> [Directive]: Go through the material and tally the lines containing the string "this". Give the total alone.

> [Rows]:
____
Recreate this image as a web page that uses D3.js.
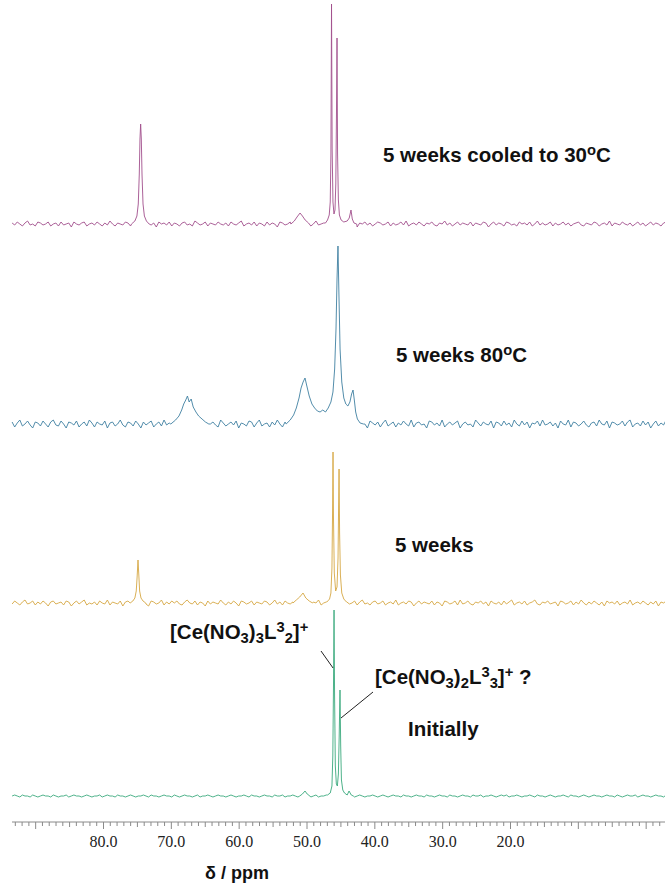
____
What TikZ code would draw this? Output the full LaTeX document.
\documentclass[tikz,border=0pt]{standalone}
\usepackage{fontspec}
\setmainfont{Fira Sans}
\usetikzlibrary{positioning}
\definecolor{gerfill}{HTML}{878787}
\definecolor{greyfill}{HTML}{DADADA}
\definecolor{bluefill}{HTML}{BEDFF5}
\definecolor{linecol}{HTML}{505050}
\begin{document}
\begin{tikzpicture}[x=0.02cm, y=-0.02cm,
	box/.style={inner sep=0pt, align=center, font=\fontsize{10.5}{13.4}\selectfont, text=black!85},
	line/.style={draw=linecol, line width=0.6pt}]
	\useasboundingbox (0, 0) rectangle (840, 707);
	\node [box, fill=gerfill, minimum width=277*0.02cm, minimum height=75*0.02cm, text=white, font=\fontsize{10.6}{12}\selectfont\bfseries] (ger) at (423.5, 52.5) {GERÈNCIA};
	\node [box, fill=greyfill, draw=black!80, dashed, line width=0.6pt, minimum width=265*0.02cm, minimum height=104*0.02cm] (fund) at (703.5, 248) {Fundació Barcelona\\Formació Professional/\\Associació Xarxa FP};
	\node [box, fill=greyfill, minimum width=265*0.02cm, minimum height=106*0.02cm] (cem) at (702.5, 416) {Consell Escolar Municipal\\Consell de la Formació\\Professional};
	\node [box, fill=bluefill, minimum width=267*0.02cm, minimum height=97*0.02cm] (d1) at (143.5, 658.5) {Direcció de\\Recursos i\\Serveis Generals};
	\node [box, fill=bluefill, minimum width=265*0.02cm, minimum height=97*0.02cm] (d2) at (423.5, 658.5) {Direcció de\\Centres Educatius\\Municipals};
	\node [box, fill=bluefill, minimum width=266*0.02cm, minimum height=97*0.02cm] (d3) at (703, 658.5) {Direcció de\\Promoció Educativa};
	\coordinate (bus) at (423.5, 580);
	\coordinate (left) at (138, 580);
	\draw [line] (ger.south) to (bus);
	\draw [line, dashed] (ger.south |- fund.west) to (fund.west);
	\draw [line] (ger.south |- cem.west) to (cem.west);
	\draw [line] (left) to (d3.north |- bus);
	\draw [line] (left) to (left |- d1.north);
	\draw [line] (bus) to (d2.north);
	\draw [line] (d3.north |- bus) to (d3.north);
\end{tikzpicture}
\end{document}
____
> [Full answer]: 2